* **WHAT YOU WILL DO**
All the data must come back unchanged, except that pictures are left out.

>>>>>

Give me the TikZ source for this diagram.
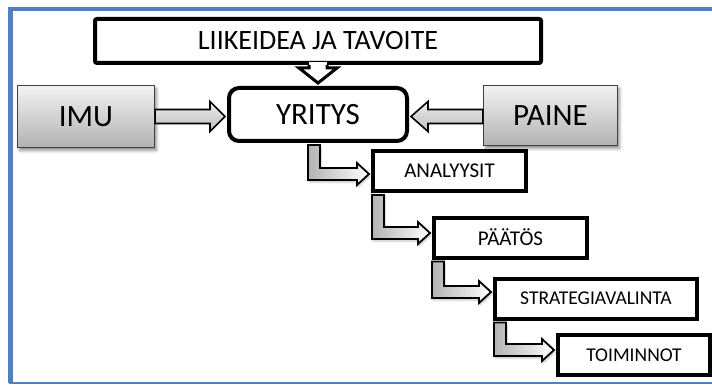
\documentclass[tikz,border=0pt]{standalone}
\usepackage{fontspec}
\setmainfont{Carlito}
\usepackage{tikz}
\usetikzlibrary{calc, shadows.blur}
\usepackage{xcolor}

\definecolor{framebl}{HTML}{4F81BD}

\tikzset{
    ideabox/.style={draw, line width=4pt, rounded corners=2pt, fill=white, inner sep=0pt, font=\fontsize{28}{28}\selectfont},
    firmbox/.style={draw, line width=4pt, rounded corners=10pt, fill=white, inner sep=0pt, font=\fontsize{31}{31}\selectfont},
    forcebox/.style={draw=black!75, line width=1.2pt, top color=black!5, bottom color=black!30, inner sep=0pt,
        blur shadow={shadow xshift=2pt, shadow yshift=-3pt, shadow blur radius=3pt, shadow opacity=45},
        font=\fontsize{31}{31}\selectfont},
    stepbox/.style={draw, line width=4pt, fill=white, inner sep=0pt, minimum height=40pt, font=\fontsize{21}{21}\selectfont},
    pushpull/.style={draw, line width=1.6pt, line join=miter, top color=black!8, bottom color=black!25},
    elbowarrow/.style={draw, line width=1.8pt, line join=miter, left color=black!30, right color=white,
        blur shadow={shadow xshift=1pt, shadow yshift=-2pt, shadow blur radius=2pt, shadow opacity=25}},
}

% block arrow: start, tip, head length (negative points left)
\newcommand{\sidearrow}[3]{%
    \filldraw[pushpull] ($(#1)+(0,-7)$) -- ($(#2)-(#3,7)$) -- ($(#2)-(#3,15)$) -- (#2)
        -- ($(#2)-(#3,-15)$) -- ($(#2)-(#3,-7)$) -- ($(#1)+(0,7)$) -- cycle;}

% elbow arrow: start on a box bottom, tip on the next box left
\newcommand{\elbow}[2]{%
    \filldraw[elbowarrow] ($(#1)+(-6,0)$) |- ($(#2)+(-12,6)$) -- ++(0,5) -- (#2)
        -- ++(-12,-11) -- ++(0,5) -| ($(#1)+(6,0)$) -- cycle;}

\begin{document}
\begin{tikzpicture}[x=1pt, y=-1pt]
    \useasboundingbox (0,0) rectangle (712,385);

    % Blue page frame
    \draw[framebl, line width=4.5pt] (8.5,9) -- (712,9);
    \draw[framebl, line width=5pt] (10.8,7) -- (10.8,383);
    \draw[framebl, line width=1.5pt] (8.5,382.8) -- (712,382.8);

    % Main boxes
    \node[ideabox, minimum width=446pt, minimum height=44pt] (idea) at (318,41) {LIIKEIDEA JA TAVOITE\hspace{57pt}};
    \node[firmbox, minimum width=178pt, minimum height=53pt] (yritys) at (318,114.5) {YRITYS};
    \node[forcebox, minimum width=137pt, minimum height=62pt] (imu) at (86,116.5) {IMU};
    \node[forcebox, minimum width=134pt, minimum height=60pt] (paine) at (550.5,115.5) {PAINE};

    % Steps
    \node[stepbox, minimum width=153pt] (analyysit) at (449.5,171) {ANALYYSIT};
    \node[stepbox, minimum width=153pt] (paatos) at (510.5,237.5) {PÄÄTÖS};
    \node[stepbox, minimum width=202pt, font=\fontsize{19.5}{19.5}\selectfont] (strategia) at (596,298.5) {STRATEGIAVALINTA};
    \node[stepbox, minimum width=152pt, font=\fontsize{19.5}{19.5}\selectfont] (toiminnot) at (634,355) {TOIMINNOT};

    % Arrow from the idea down to the firm
    \coordinate (ideatip) at ($(yritys.north)+(0,-3)$);
    \fill[white] ($(idea.south)+(-9,-2.5)$) rectangle ($(ideatip)+(9,-15)$);
    \draw[line width=3pt, line join=miter, fill=white] ($(idea.south)+(-9,0)$) -- ($(ideatip)+(-9,-15)$) -- ++(-10,0)
        -- (ideatip) -- ($(ideatip)+(19,-15)$) -- ++(-10,0) -- ($(idea.south)+(9,0)$);

    % Pull and push arrows
    \path (yritys.west |- imu.east) ++(-2,0) coordinate (imutip);
    \path (yritys.east |- imu.east) ++(2,0) coordinate (painetip);
    \path (paine.west |- imu.east) coordinate (painestart);
    \sidearrow{imu.east}{imutip}{15}
    \sidearrow{painestart}{painetip}{-17}

    % Elbow arrows between the steps
    \coordinate (e1) at ($(yritys.south)+(-4,2)$);
    \coordinate (t1) at ($(analyysit.west)+(-2,3)$);
    \coordinate (e2) at ($(analyysit.south west)+(7,2)$);
    \coordinate (t2) at ($(paatos.west)+(-2,-4.5)$);
    \coordinate (e3) at ($(paatos.south west)+(6,2)$);
    \coordinate (t3) at ($(strategia.west)+(-2,-6.5)$);
    \coordinate (e4) at ($(strategia.south west)+(7,2)$);
    \coordinate (t4) at ($(toiminnot.west)+(-2,-5)$);
    \elbow{e1}{t1}
    \elbow{e2}{t2}
    \elbow{e3}{t3}
    \elbow{e4}{t4}
\end{tikzpicture}
\end{document}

<<<<<

* **RESPONSE**
Give me the TikZ source for this diagram.
\documentclass[tikz,border=0pt]{standalone}
\usepackage{fontspec}
\setmainfont{Carlito}
\usepackage{tikz}
\usetikzlibrary{calc, shadows.blur}
\usepackage{xcolor}

\definecolor{framebl}{HTML}{4F81BD}

\tikzset{
    ideabox/.style={draw, line width=4pt, rounded corners=2pt, fill=white, inner sep=0pt, font=\fontsize{28}{28}\selectfont},
    firmbox/.style={draw, line width=4pt, rounded corners=10pt, fill=white, inner sep=0pt, font=\fontsize{31}{31}\selectfont},
    forcebox/.style={draw=black!75, line width=1.2pt, top color=black!5, bottom color=black!30, inner sep=0pt,
        blur shadow={shadow xshift=2pt, shadow yshift=-3pt, shadow blur radius=3pt, shadow opacity=45},
        font=\fontsize{31}{31}\selectfont},
    stepbox/.style={draw, line width=4pt, fill=white, inner sep=0pt, minimum height=40pt, font=\fontsize{21}{21}\selectfont},
    pushpull/.style={draw, line width=1.6pt, line join=miter, top color=black!8, bottom color=black!25},
    elbowarrow/.style={draw, line width=1.8pt, line join=miter, left color=black!30, right color=white,
        blur shadow={shadow xshift=1pt, shadow yshift=-2pt, shadow blur radius=2pt, shadow opacity=25}},
}

% block arrow: start, tip, head length (negative points left)
\newcommand{\sidearrow}[3]{%
    \filldraw[pushpull] ($(#1)+(0,-7)$) -- ($(#2)-(#3,7)$) -- ($(#2)-(#3,15)$) -- (#2)
        -- ($(#2)-(#3,-15)$) -- ($(#2)-(#3,-7)$) -- ($(#1)+(0,7)$) -- cycle;}

% elbow arrow: start on a box bottom, tip on the next box left
\newcommand{\elbow}[2]{%
    \filldraw[elbowarrow] ($(#1)+(-6,0)$) |- ($(#2)+(-12,6)$) -- ++(0,5) -- (#2)
        -- ++(-12,-11) -- ++(0,5) -| ($(#1)+(6,0)$) -- cycle;}

\begin{document}
\begin{tikzpicture}[x=1pt, y=-1pt]
    \useasboundingbox (0,0) rectangle (712,385);

    % Blue page frame
    \draw[framebl, line width=4.5pt] (8.5,9) -- (712,9);
    \draw[framebl, line width=5pt] (10.8,7) -- (10.8,383);
    \draw[framebl, line width=1.5pt] (8.5,382.8) -- (712,382.8);

    % Main boxes
    \node[ideabox, minimum width=446pt, minimum height=44pt] (idea) at (318,41) {LIIKEIDEA JA TAVOITE\hspace{57pt}};
    \node[firmbox, minimum width=178pt, minimum height=53pt] (yritys) at (318,114.5) {YRITYS};
    \node[forcebox, minimum width=137pt, minimum height=62pt] (imu) at (86,116.5) {IMU};
    \node[forcebox, minimum width=134pt, minimum height=60pt] (paine) at (550.5,115.5) {PAINE};

    % Steps
    \node[stepbox, minimum width=153pt] (analyysit) at (449.5,171) {ANALYYSIT};
    \node[stepbox, minimum width=153pt] (paatos) at (510.5,237.5) {PÄÄTÖS};
    \node[stepbox, minimum width=202pt, font=\fontsize{19.5}{19.5}\selectfont] (strategia) at (596,298.5) {STRATEGIAVALINTA};
    \node[stepbox, minimum width=152pt, font=\fontsize{19.5}{19.5}\selectfont] (toiminnot) at (634,355) {TOIMINNOT};

    % Arrow from the idea down to the firm
    \coordinate (ideatip) at ($(yritys.north)+(0,-3)$);
    \fill[white] ($(idea.south)+(-9,-2.5)$) rectangle ($(ideatip)+(9,-15)$);
    \draw[line width=3pt, line join=miter, fill=white] ($(idea.south)+(-9,0)$) -- ($(ideatip)+(-9,-15)$) -- ++(-10,0)
        -- (ideatip) -- ($(ideatip)+(19,-15)$) -- ++(-10,0) -- ($(idea.south)+(9,0)$);

    % Pull and push arrows
    \path (yritys.west |- imu.east) ++(-2,0) coordinate (imutip);
    \path (yritys.east |- imu.east) ++(2,0) coordinate (painetip);
    \path (paine.west |- imu.east) coordinate (painestart);
    \sidearrow{imu.east}{imutip}{15}
    \sidearrow{painestart}{painetip}{-17}

    % Elbow arrows between the steps
    \coordinate (e1) at ($(yritys.south)+(-4,2)$);
    \coordinate (t1) at ($(analyysit.west)+(-2,3)$);
    \coordinate (e2) at ($(analyysit.south west)+(7,2)$);
    \coordinate (t2) at ($(paatos.west)+(-2,-4.5)$);
    \coordinate (e3) at ($(paatos.south west)+(6,2)$);
    \coordinate (t3) at ($(strategia.west)+(-2,-6.5)$);
    \coordinate (e4) at ($(strategia.south west)+(7,2)$);
    \coordinate (t4) at ($(toiminnot.west)+(-2,-5)$);
    \elbow{e1}{t1}
    \elbow{e2}{t2}
    \elbow{e3}{t3}
    \elbow{e4}{t4}
\end{tikzpicture}
\end{document}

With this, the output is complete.